The Ant Hill Kids – All Together Now!


Buffalo lofi-folk act The Ant Hill Kids have surfaced again with their second full-length album, All Together Now!, which officially saw the light of day back in March. This collection finds the group digging deeper into their unique “cult-folk” niche, a space where the unstructured spirit of freak folk meets the unhurried, reflective nature of slowcore. From the get-go, the album wraps you in a warm, fuzzy blanket of lo-fi production. It has that unmistakable, intimate feel of a passion project born in a bedroom or basement, where the raw edges are part of the charm. All Together Now! is our album of the week.

 

All Together Now! takes a noticeably moodier path than the band’s 2024 self-titled debut.
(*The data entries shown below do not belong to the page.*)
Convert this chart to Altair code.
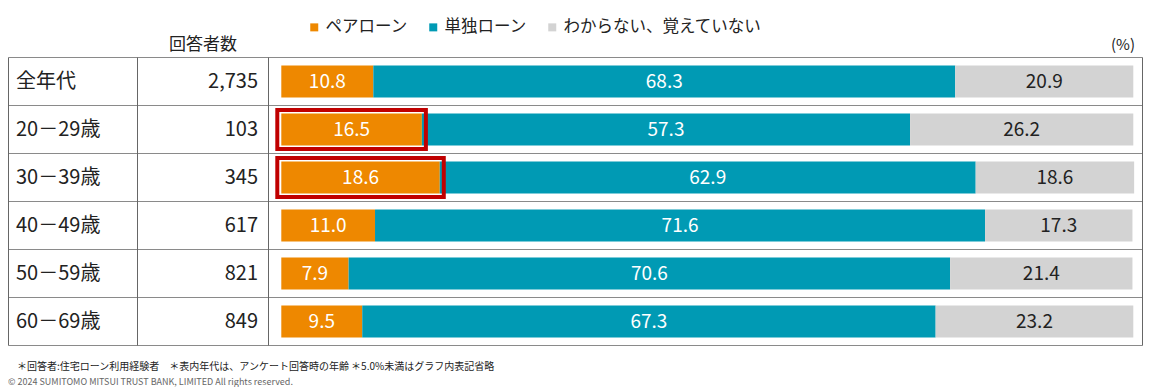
import altair as alt
import pandas as pd

FONT = "Noto Sans CJK JP"

ages = ["全年代", "20－29歳", "30－39歳", "40－49歳", "50－59歳", "60－69歳"]
counts = ["2,735", "103", "345", "617", "821", "849"]
series = ["ペアローン", "単独ローン", "わからない、覚えていない"]
colors = ["#EE8800", "#009AB4", "#D3D3D3"]
pair = [10.8, 16.5, 18.6, 11.0, 7.9, 9.5]
single = [68.3, 57.3, 62.9, 71.6, 70.6, 67.3]
unknown = [20.9, 26.2, 18.6, 17.3, 21.4, 23.2]
highlight = ["20－29歳", "30－39歳"]
header_n = "回答者数"
unit = "(%)"
footnote = "＊回答者:住宅ローン利用経験者　＊表内年代は、アンケート回答時の年齢 ＊5.0%未満はグラフ内表記省略"
copyright_txt = "© 2024 SUMITOMO MITSUI TRUST BANK, LIMITED All rights reserved."

rows = []
for i, a in enumerate(ages):
    start = 0.0
    for j, (s, vals) in enumerate(zip(series, [pair, single, unknown])):
        v = vals[i]
        rows.append({"age": a, "series": s, "idx": j, "value": v,
                     "start": start, "end": start + v, "mid": start + v / 2,
                     "label": f"{v:.1f}" if v >= 5.0 else ""})
        start += v
df = pd.DataFrame(rows)
df_rows = pd.DataFrame({"age": ages, "n": counts})
df_hl = df[(df["series"] == series[0]) & (df["age"].isin(highlight))]

xscale = alt.Scale(domain=[0, 100], range=[273.3, 1125.3])
yscale = alt.Scale(domain=ages, range=[49.5, 337.5], paddingInner=0, paddingOuter=0)
Y = alt.Y("age:N", scale=yscale, axis=None)

base_rows = alt.Chart(df_rows)

hlines_top = base_rows.mark_rule(color="#8a8a8a", strokeWidth=1).encode(
    y=alt.Y("age:N", scale=yscale, axis=None, bandPosition=0),
    x=alt.value(0.5), x2=alt.value(1134.5))
hlines_bot = base_rows.mark_rule(color="#8a8a8a", strokeWidth=1).encode(
    y=alt.Y("age:N", scale=yscale, axis=None, bandPosition=1),
    x=alt.value(0.5), x2=alt.value(1134.5))

vcols = pd.DataFrame({"xp": [0.5, 129.5, 260.5, 1134.5]})
vlines = alt.Chart(vcols).mark_rule(color="#666666", strokeWidth=1).encode(
    x=alt.X("xp:Q", scale=None, axis=None),
    y=alt.value(49.5), y2=alt.value(337.5))

bars = alt.Chart(df).mark_bar(height=32).encode(
    x=alt.X("start:Q", scale=xscale, axis=None),
    x2="end:Q",
    y=Y,
    color=alt.Color("series:N", scale=alt.Scale(domain=series, range=colors),
                    sort=series,
                    legend=alt.Legend(orient="none", legendX=298, legendY=11,
                                      direction="horizontal", title=None,
                                      symbolType="square", symbolSize=64,
                                      symbolStrokeWidth=0, labelFontSize=16.5,
                                      labelFont=FONT, labelColor="#222222",
                                      labelLimit=400,
                                      labelOffset=3, columnPadding=17, padding=0)),
    order=alt.Order("idx:Q"),
)

labels = alt.Chart(df).mark_text(font=FONT, fontSize=19, baseline="middle").encode(
    x=alt.X("mid:Q", scale=xscale, axis=None),
    y=Y,
    text="label:N",
    color=alt.condition(alt.datum.idx == 2, alt.value("#222222"), alt.value("#ffffff")),
)

boxes = alt.Chart(df_hl).mark_bar(height=39, fillOpacity=0, stroke="#C00000",
                                  strokeWidth=4, xOffset=-4, x2Offset=4).encode(
    x=alt.X("start:Q", scale=xscale, axis=None),
    x2="end:Q",
    y=Y,
)

row_lbl = base_rows.mark_text(font=FONT, fontSize=20, align="left", baseline="middle",
                              color="#222222").encode(
    x=alt.value(8), y=Y, text="age:N")
n_lbl = base_rows.mark_text(font=FONT, fontSize=20, align="right", baseline="middle",
                            color="#222222").encode(
    x=alt.value(250), y=Y, text="n:N")

hdr = alt.Chart(pd.DataFrame({"t": [header_n]})).mark_text(
    font=FONT, fontSize=17, align="center", baseline="middle", color="#222222").encode(
    x=alt.value(195), y=alt.value(37), text="t:N")
pct = alt.Chart(pd.DataFrame({"t": [unit]})).mark_text(
    font=FONT, fontSize=15, align="center", baseline="middle", color="#222222").encode(
    x=alt.value(1115), y=alt.value(37), text="t:N")
fn = alt.Chart(pd.DataFrame({"t": [footnote]})).mark_text(
    font=FONT, fontSize=10, align="left", baseline="middle", color="#222222").encode(
    x=alt.value(9), y=alt.value(359), text="t:N")
cp = alt.Chart(pd.DataFrame({"t": [copyright_txt]})).mark_text(
    font=FONT, fontSize=9, align="left", baseline="middle", color="#666666").encode(
    x=alt.value(0), y=alt.value(374), text="t:N")

chart = alt.layer(
    hlines_top, hlines_bot, vlines, bars, labels, boxes, row_lbl, n_lbl, hdr, pct, fn, cp
).properties(
    width=1135, height=379, autosize=alt.AutoSizeParams(type="none"), padding=0
).configure_view(stroke=None)

chart.save("out.html", embed_options={"renderer": "svg", "actions": False})
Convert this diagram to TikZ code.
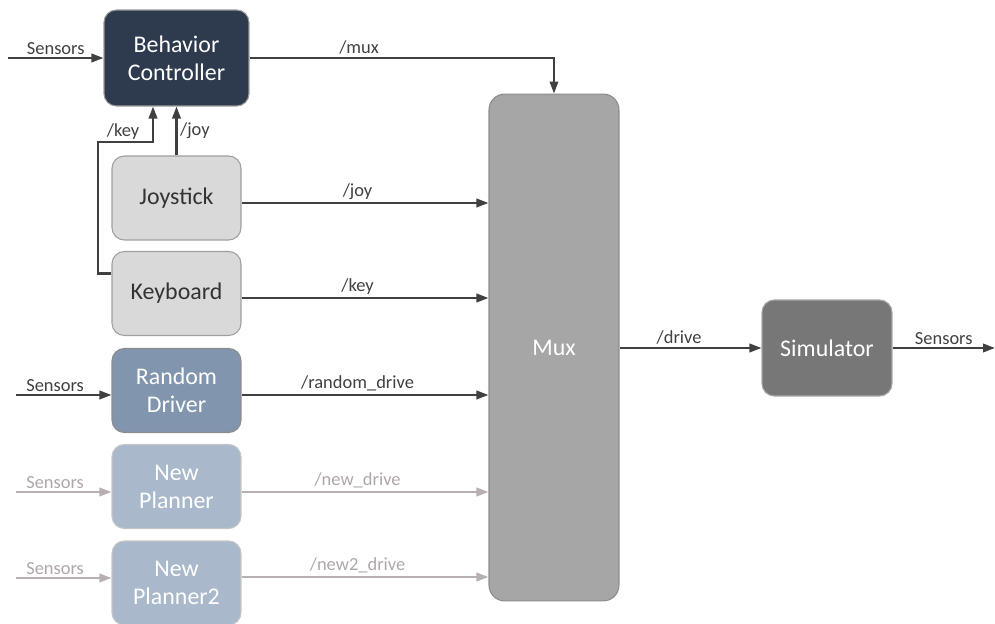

The Ant Hill Kids embrace this darker vibe, building their songs around an instrumental core that feels both earthy and subtly inventive. Acoustic guitars pull double duty as the primary instrumentation and main storytellers. This groundwork is then colored with a variety of auxiliary percussion and the fascinating textures of sounds seemingly plucked from the everyday world. It’s easy to hear echoes of artists like Alex G, The American Analog Set, and a Horn of Plenty-era Grizzly Bear.

 

“Heavens To Betsy” kicks things off with a distinctively eerie, jangly, and slightly off-kilter feel, driven home by the unsettling line, “I have no mouth / and I must scream / I have no eyes / yet I must see.” The title track, “All Together Now!”, though short at just over a minute, serves as the album’s proper introduction, with the band announcing “The Ant Hill Kids! We’re All Together Now!” before giving way to layers of carefully picked guitars and a communal chant at the end. “Between Two Trees” emerges as a clear highlight, conjuring the delicate, somber acoustic beauty of Elliott Smith coupled with delightfully cryptic lyricism that is very on-brand for The Ant Hill Kids. “AHK 88.9,” while also fleeting, functions as an intriguing sonic sculpture, mimicking the experience of scanning an FM radio dial through a series of original Ant Hill Kids mini compositions and found sound snippets.

 

“Learning to Hunt” is another compelling moment, again built on those slowly arpeggiated acoustic chords, but this time with the added texture of fuzzy, lo-fi electric guitars droning along. The track unfolds like a disarmingly sincere love song, with lines such as “I’m learning to hunt for you” and “No one will care half as much as I care about you,” delivered with charming simplicity. The band also shows off their dynamic range with “Cour D’Alene Idaho.” The track starts in familiar Ant Hill Kids territory — organic, pared-back slowcore — but gradually blossoms into a sprawling, layered instrumental jam, bringing in synths and big, fuzzy guitar textures.

 

What The Ant Hill Kids achieve with All Together Now! is a potent exercise in atmosphere and narrative. They’ve crafted an album that speaks in hushed, cryptic tones but resonates deeply, using its lo-fi charm and varied song structures to paint the collection with an almost cinematic quality. Thoughtfully constructed, faintly unnerving, but ultimately captivating, All Together Now! is an all-around solid second effort from The Ant Hill Kids.